Wealth succession planning is one of the most frequently overlooked aspects of personal financial planning. Although many people see wealth succession as something primarily of interest to the old or terminally ill, in fact it is something which should be of interest to everyone.
Lawyers often say that they make more money out of do-it-yourself wills than they do from professional estate planning. The reason for this is because all too often amateur attempts at estate planning result in ambiguous and legally invalid documents which often lead to expensive litigation and substantial tax and stamp duty expenses.
Wealth succession planning should be thought of as the formulation of a strategy to ensure that your assets go to the right people at the right time and with a minimum of legal expenses and no unnecessary taxes or stamp duties.
Wealth succession planning is about more than just wills. Superannuation, jointly owned assets, assets of companies and trusts in which you have an interest, proceeds of life policies and more are all assets which normally are not covered by a will.
Also, there may be very different tax consequences depending on how assets are distributed. Superannuation for instance can only be nominated to go to a “dependent” as defined under the SIS or Superannuation Industry Supervision Act. The definition of a “dependent” under the SIS act is different to the definition of a dependent defined in the tax act, which is crucial because it is the tax act definition which determines whether a beneficiary of a super policy will receive the payment tax free or not. Many super funds will not say anything at the time when you lodge a nomination of beneficiaries where the people you are trying to leave your super to are not SIS dependents and therefore not able to receive a direct payment, let alone point out when the nominated beneficiaries are not tax dependents and therefore going to have to pay substantial amounts of tax.

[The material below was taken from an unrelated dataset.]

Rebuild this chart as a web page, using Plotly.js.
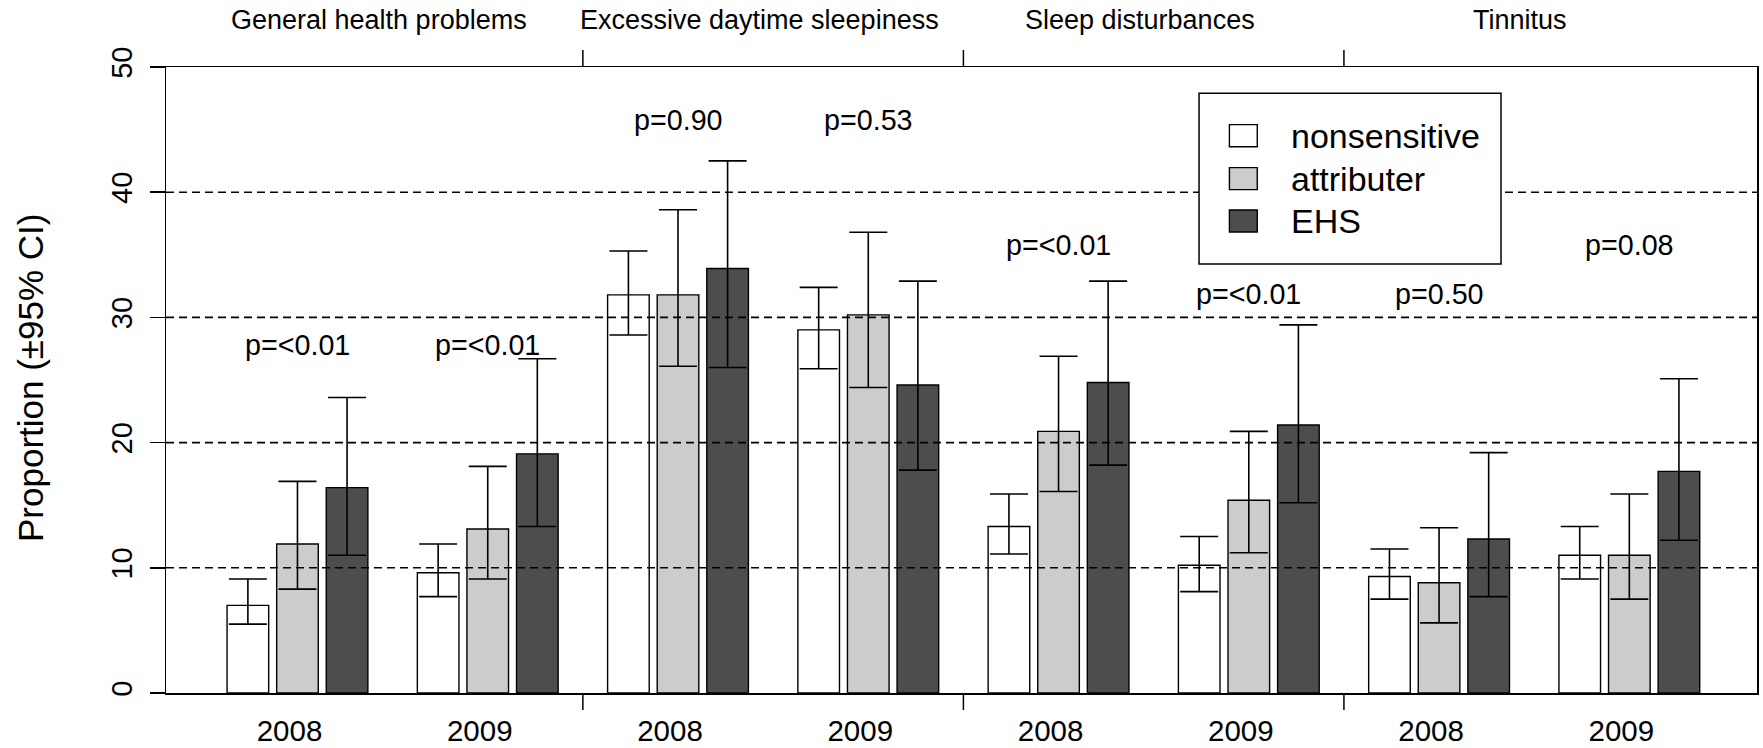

If philanthropy is an issue which concerns you, it may be worthwhile bearing in mind that while gifts made while you are alive are usually tax deductible, gifts made from an estate are usually not tax deductible. If you want to maximise the value of your gifts therefore it makes sense to plan ahead. A gift made just before you die could be worth a lot more than the gift your estate will be able to give.

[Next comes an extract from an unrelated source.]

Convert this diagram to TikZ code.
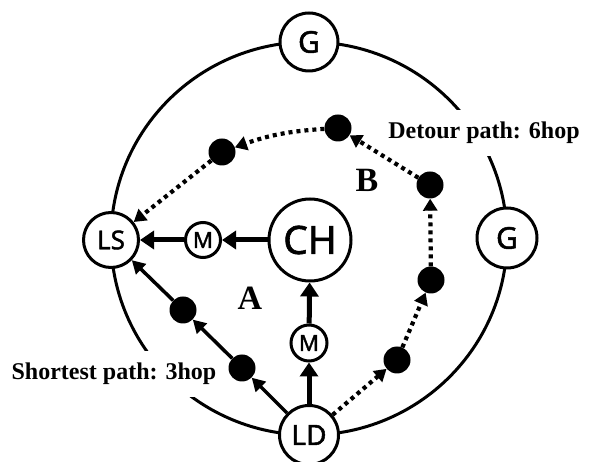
\documentclass[tikz,border=0pt]{standalone}
\usepackage{fontspec}
\setmainfont{Liberation Serif}
\newfontfamily\nodefont[FakeBold=1.6]{Noto Sans}
\usetikzlibrary{arrows.meta}
\begin{document}
\begin{tikzpicture}[x=1pt,y=-1pt,
  nd/.style={circle,draw,line width=3pt,fill=white,inner sep=0pt,minimum size=#1},
  blob/.style={circle,fill=black,inner sep=0pt,minimum size=27pt},
  fatarrow/.style={line width=5pt,-{Triangle[length=14pt,width=18pt]}},
  pathsolid/.style={line width=3.5pt,-{Triangle[length=13pt,width=14pt]}},
  pathdot/.style={line width=4.2pt,dash pattern=on 4pt off 4pt,-{Triangle[length=12pt,width=14pt]}},
  lbl/.style={font=\fontsize{24}{24}\selectfont\bfseries,fill=white,inner xsep=1pt,inner ysep=12pt,text height=17pt,text depth=5pt},
  big/.style={font=\fontsize{34}{34}\selectfont\bfseries},
  nf/.style={font=\nodefont\fontsize{#1}{#1}\selectfont}
]
\useasboundingbox (0,0) rectangle (590,462);
\fill[white] (0,0) rectangle (590,462);
% outer ring
\draw[line width=3pt] (309,238.5) ellipse [x radius=198pt, y radius=196.5pt];
% texts crossing the ring
\node[lbl] (tdet) at (484,133) {Detour path: 6hop};
\node[lbl] (tsho) at (114,374) {Shortest path: 3hop};
\node[big] (tA) at (250,298) {A};
\node[big] (tB) at (367,180) {B};
% nodes
\node[nd=58pt,nf=30] (gtop) at (309,42) {G};
\node[nd=60pt,nf=30] (gright) at (507,238) {G};
\node[nd=55pt,nf=26] (ls) at (111,240) {LS};
\node[nd=59pt,nf=28] (ld) at (309,435) {LD};
\node[nd=82pt,nf=39] (ch) at (310,240) {CH};
\node[nd=35pt,nf=22] (m1) at (203,240) {M};
\node[nd=36pt,nf=22] (m2) at (309,343) {M};
% dots
\node[blob] (s1) at (242,368) {};
\node[blob] (s2) at (183,310) {};
\node[blob] (d1) at (397,360) {};
\node[blob] (d2) at (431,280) {};
\node[blob] (d3) at (430,185) {};
\node[blob] (d4) at (338,128) {};
\node[blob] (d5) at (222,152) {};
% path A (via M)
\draw[fatarrow] (ch) -- (m1);
\draw[fatarrow] (m1) -- (ls);
\draw[fatarrow] (ld) -- (m2);
\draw[fatarrow] (m2) -- (ch);
% shortest path
\draw[pathsolid] (ld) -- (s1);
\draw[pathsolid] (s1) -- (s2);
\draw[pathsolid] (s2) -- (ls);
% detour path
\draw[pathdot] (ld) -- (d1);
\draw[pathdot] (d1) -- (d2);
\draw[pathdot] (d2) -- (d3);
\draw[pathdot] (d3) -- (d4);
\draw[pathdot] (d4) to[bend right=8] (d5);
\draw[pathdot] (d5) -- (ls);
\end{tikzpicture}
\end{document}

In addition to direct gifts, there are numerous options involving various structures such as foundations and trusts, all with their own advantages and disadvantages.

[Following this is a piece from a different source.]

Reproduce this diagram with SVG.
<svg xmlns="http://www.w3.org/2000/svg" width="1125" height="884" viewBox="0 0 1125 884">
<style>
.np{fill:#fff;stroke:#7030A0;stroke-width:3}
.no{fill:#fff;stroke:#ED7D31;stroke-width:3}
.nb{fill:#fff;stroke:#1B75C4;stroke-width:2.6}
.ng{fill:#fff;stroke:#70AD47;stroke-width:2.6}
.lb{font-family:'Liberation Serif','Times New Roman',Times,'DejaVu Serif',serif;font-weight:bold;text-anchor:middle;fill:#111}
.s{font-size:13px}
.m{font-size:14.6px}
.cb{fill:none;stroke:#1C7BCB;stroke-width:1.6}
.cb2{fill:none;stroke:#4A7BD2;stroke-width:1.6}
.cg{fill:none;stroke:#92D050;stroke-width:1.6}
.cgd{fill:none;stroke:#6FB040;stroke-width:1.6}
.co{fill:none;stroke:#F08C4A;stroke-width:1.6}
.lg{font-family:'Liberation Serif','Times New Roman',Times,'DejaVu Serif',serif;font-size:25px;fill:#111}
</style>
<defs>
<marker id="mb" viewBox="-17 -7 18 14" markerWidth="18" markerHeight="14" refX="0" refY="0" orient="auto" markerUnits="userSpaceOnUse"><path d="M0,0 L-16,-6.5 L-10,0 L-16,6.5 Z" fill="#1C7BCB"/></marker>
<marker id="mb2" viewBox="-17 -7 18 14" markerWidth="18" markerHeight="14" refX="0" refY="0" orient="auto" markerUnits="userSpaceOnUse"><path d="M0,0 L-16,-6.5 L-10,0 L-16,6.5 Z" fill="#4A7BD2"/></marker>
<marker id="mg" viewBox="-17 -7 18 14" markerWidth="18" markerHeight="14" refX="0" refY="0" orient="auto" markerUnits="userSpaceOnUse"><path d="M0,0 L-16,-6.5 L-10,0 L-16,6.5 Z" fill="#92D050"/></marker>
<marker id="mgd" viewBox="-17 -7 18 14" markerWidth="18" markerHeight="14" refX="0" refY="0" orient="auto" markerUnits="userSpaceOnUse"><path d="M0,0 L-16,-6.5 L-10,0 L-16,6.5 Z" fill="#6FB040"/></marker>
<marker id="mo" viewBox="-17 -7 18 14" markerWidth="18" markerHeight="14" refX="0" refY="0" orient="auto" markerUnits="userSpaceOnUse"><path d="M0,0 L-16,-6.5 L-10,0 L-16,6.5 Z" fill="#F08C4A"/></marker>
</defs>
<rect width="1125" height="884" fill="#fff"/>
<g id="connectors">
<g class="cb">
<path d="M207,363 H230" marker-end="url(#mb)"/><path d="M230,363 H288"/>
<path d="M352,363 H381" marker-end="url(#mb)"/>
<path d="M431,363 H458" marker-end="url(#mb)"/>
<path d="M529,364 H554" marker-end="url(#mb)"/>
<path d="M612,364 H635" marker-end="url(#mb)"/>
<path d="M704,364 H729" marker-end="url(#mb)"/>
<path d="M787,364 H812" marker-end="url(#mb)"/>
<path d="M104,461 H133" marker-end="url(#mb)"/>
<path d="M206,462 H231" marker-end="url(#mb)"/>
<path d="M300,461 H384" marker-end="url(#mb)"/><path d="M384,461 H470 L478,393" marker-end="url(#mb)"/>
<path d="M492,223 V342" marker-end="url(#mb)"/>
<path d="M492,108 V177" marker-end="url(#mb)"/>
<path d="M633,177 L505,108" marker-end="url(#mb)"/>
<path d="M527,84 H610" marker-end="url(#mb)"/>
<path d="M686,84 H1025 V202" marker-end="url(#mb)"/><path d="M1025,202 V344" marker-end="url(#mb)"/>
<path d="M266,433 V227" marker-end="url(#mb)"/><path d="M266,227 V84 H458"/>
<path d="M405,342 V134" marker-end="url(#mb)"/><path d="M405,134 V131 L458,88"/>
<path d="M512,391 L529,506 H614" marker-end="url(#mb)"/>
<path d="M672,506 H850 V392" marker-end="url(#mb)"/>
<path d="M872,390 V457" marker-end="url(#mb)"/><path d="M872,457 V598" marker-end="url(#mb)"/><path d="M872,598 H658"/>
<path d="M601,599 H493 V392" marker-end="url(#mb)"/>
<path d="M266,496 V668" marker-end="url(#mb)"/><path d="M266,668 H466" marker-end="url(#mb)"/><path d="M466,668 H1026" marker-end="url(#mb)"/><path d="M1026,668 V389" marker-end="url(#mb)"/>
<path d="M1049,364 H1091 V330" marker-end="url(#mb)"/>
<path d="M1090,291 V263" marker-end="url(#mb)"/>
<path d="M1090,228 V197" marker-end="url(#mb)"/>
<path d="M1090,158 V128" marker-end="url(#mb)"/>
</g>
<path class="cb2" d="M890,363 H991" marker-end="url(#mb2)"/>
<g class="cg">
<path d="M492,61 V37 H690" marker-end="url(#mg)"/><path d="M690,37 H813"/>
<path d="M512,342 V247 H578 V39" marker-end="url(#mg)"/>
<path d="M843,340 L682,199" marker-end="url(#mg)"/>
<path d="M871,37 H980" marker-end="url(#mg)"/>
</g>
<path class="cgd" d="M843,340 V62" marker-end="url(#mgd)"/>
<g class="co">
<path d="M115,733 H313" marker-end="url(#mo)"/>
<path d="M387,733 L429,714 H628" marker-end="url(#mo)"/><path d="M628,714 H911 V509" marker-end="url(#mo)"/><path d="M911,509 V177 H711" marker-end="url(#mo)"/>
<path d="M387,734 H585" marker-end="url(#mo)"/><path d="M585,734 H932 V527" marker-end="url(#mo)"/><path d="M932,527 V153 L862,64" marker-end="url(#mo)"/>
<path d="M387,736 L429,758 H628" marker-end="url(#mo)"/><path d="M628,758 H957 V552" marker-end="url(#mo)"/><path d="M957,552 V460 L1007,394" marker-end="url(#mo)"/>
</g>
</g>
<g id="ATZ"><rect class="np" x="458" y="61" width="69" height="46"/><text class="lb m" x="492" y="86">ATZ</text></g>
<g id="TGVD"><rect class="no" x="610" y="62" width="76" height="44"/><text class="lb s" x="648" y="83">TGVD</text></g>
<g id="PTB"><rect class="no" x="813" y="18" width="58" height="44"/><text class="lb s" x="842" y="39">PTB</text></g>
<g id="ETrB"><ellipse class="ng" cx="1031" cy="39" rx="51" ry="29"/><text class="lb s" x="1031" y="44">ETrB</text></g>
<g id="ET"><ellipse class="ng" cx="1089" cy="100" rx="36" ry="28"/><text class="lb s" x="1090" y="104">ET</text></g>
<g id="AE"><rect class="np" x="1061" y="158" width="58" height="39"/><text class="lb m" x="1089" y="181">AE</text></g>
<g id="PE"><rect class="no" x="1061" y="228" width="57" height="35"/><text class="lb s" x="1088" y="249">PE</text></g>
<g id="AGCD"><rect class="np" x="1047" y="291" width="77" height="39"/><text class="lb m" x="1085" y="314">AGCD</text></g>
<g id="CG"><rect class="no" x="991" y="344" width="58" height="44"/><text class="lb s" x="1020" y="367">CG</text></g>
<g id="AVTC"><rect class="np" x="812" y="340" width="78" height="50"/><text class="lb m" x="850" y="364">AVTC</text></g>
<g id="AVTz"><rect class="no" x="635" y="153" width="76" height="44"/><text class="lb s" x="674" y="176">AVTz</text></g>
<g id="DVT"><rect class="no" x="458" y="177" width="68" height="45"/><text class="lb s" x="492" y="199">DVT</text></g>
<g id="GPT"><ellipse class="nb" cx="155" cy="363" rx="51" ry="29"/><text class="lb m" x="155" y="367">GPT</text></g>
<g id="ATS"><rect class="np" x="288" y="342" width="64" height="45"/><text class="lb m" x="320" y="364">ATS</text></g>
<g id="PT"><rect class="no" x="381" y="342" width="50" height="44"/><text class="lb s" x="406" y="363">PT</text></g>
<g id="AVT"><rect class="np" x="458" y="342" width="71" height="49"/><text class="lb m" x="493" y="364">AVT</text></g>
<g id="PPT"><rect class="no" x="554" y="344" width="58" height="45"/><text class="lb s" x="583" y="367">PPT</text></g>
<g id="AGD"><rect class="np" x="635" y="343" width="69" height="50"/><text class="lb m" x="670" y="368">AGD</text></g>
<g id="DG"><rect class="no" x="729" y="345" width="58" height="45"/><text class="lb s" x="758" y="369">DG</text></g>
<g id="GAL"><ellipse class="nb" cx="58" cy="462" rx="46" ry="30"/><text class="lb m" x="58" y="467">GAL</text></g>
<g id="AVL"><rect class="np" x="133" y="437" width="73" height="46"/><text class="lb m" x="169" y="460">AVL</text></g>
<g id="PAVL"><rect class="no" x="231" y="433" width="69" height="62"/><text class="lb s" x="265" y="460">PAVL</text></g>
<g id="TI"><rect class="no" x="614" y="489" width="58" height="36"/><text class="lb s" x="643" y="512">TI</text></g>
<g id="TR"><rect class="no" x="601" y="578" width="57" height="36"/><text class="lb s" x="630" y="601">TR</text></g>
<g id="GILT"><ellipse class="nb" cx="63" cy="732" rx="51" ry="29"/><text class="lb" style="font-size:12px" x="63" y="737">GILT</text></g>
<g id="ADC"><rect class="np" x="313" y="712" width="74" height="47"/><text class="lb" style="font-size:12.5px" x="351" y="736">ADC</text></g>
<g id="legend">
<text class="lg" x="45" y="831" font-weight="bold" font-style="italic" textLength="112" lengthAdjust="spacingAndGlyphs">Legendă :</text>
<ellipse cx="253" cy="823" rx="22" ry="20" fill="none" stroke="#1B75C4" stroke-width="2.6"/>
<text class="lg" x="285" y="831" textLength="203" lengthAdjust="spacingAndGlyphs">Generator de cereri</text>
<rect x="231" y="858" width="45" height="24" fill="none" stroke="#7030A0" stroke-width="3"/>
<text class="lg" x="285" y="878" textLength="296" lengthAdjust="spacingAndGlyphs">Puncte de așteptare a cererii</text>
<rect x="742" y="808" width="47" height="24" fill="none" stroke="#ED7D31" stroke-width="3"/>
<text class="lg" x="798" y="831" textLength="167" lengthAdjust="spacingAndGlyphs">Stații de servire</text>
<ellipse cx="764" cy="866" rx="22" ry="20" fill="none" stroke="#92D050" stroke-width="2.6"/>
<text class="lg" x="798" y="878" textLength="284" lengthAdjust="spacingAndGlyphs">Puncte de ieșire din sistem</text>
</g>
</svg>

Business owners should make plans for succession of their business. This makes sense for a number of reasons.
Business succession planning can increase the value of a business because many of the changes initiated during the formulation of a succession plan are simply good business. Depending on how it is done, succession planning can motivate key staff to think of themselves as future owners, giving them an owners-eye view of expenditure and productivity, improve staff retention rates and more. Business succession planning often involves documentation of procedures, implementing appropriate information technology systems and other changes which can make businesses more attractive to a potential buyer. Often business succession planning means the difference between a business being sold as a viable going concern, or a liquidation with the firesale of assets and customers.
Business succession planning helps keep the business under the management of business people who know best how to run it. It is all too often that when one partner dies or is incapacitated part or whole control of the business falls to spouses or family members who may have very strong views on how the business should be run differently, resulting in conflict between the old and new partners which in turn may lead to alienation of staff and customers and the eventual destruction of the business. This is unfortunately quite common, with numerous previously thriving business failing as a direct result of the death of a partner. A business succession plan incorporating independent business valuation, appropriate levels of life and disability insurance purchased by the business and a buy/sell agreement can ensure that the deceased partner’s share in the business is sold at a fair price to the other partners and the deceased partner’s estate being fairly compensated.